You show your ID, kick off your shoes, and head through the body scanner.  It's all part of the federal government's ambitious and very expensive attempt to make flying safe.

The federal government has spent more than $50 billion on airport security since the terrorist attacks of 2001, but some experts say we're not any safer.

"It's all intended to make us feel more secure. It's kind of like a facade of security," says Brian Sullivan, a retired special agent for the Federal Aviation Administration and specialist in airport security.

"The proof is in the pudding," Sullivan says. "You look at the two most recent incidents – the shoe-bomber and the Christmas Day bomber, the underwear-bomber – and it was absolutely passengers and crew that subdued the terrorists. Not the TSA." 

What the TSA has done, Sullivan says, is respond to each terrorist threat after-the-fact.  After the shoe-bomber tried to blow up a commercial jet, passengers were required to remove their shoes.  When a plot surfaced to smuggle liquid explosives onto planes, carry-on liquids were limited.  Last Christmas a terrorist hid a bomb in his underwear and body scanners were installed.

When we talked to Sullivan in August, he warned that cargo on planes would be the next security soft spot targeted by terrorists.

"TSA has said hey, world, terrorists, we have 100 percent screening of cargo," Sullivan said then. "The terrorists are going to say, 'Oh yah? We're gonna test that.'"

That prediction became a reality last month, when terrorists in Yemen shipped explosives that made it onto cargo planes.  Now the TSA is scrambling to tighten security on air cargo.

"We're reactive. We're not proactive," Sullivan says. 

George Naccara, the TSA's director of security at Logan Airport, George Naccara, defends the agency's record: "It may appear to some people that we are behind the terrorists, but in reality we're well-connected to all intelligence analysts and sources in the U.S. government," Naccara says.

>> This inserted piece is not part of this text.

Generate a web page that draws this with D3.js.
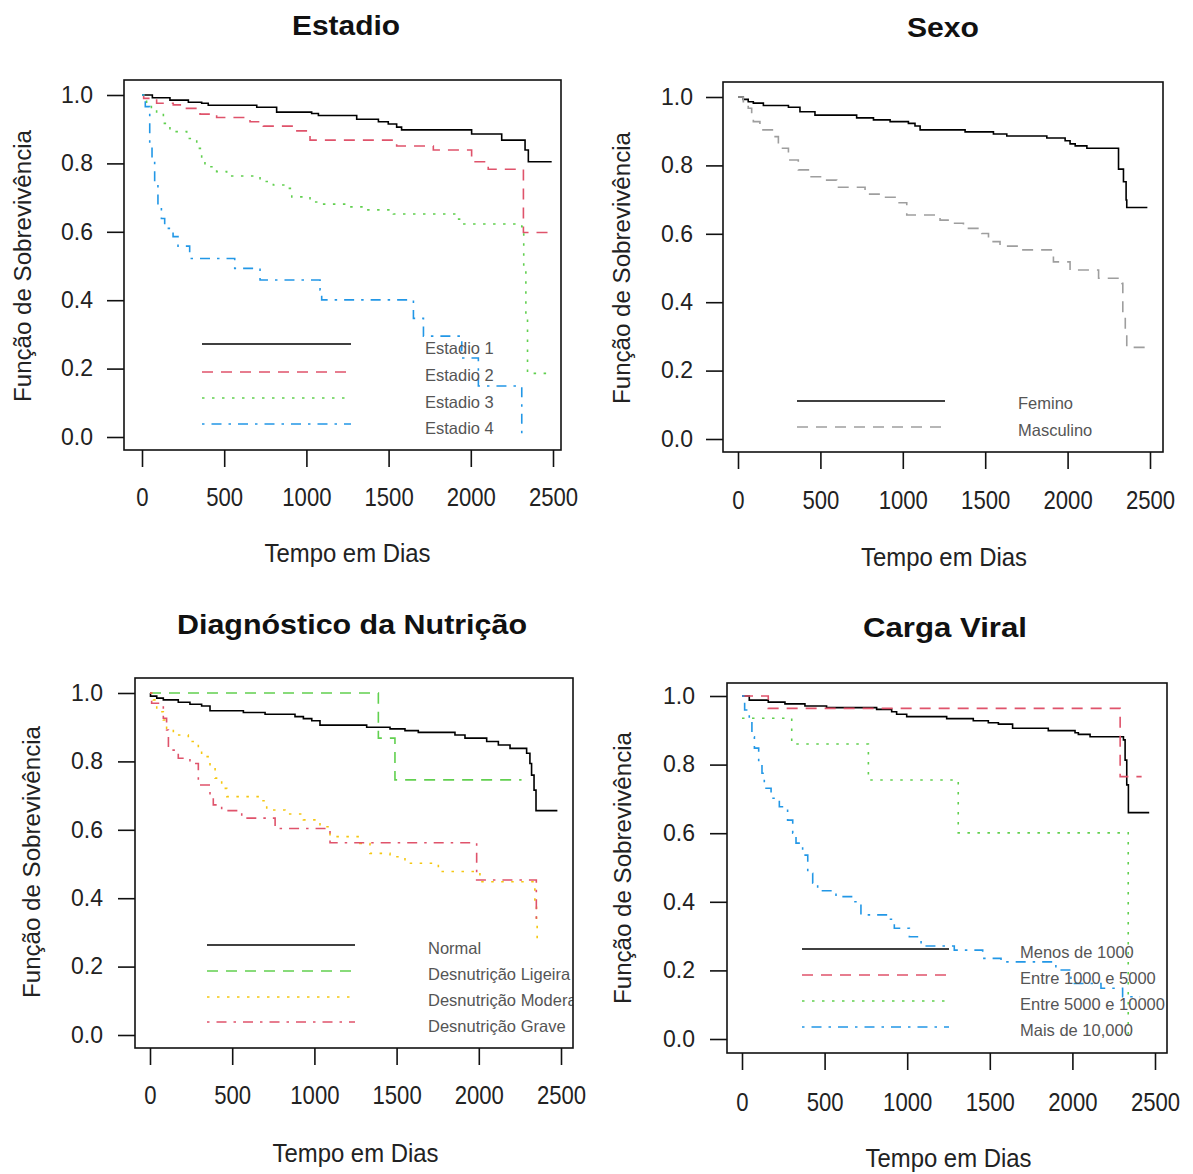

But the I-Team found the TSA is still struggling with the basics.  The TSA repeatedly fails its own internal testing... according to reports by the Government Accountability Office, the investigative arm of Congress.

"The failure rates of the screeners are really bad," says Bogdan Dzakovich, a TSA employee who previously served as a leader on the FAA's red team, which tested airport security checkpoints.  "The conclusions TSA should have reached by now, nine years later, is that whatever they think they are doing clearly does not work."

Sullivan agrees: "It's shocking to see what the GAO releases and says, for instance when it says 19 out of 19 airports failed in terms of getting IED's [improvised explosive devices] through screening."

"There are always vulnerabilities," says the TSA's Nacarra.  "There isn't a system in the world that is absolutely fool proof."

One major vulnerability is protecting air cargo.  The TSA says it screens 100 percent of all cargo on domestic passenger flights, the I-team has learned the vast majority of cargo isn't actually screened by the government.

The TSA contracts that work out to private companies, which could lead to more problems.  Meanwhile, the TSA continues to test for security breaches, but the results are classified.  The only way the public hears about the test results is when they are released by members of Congress or the GAO.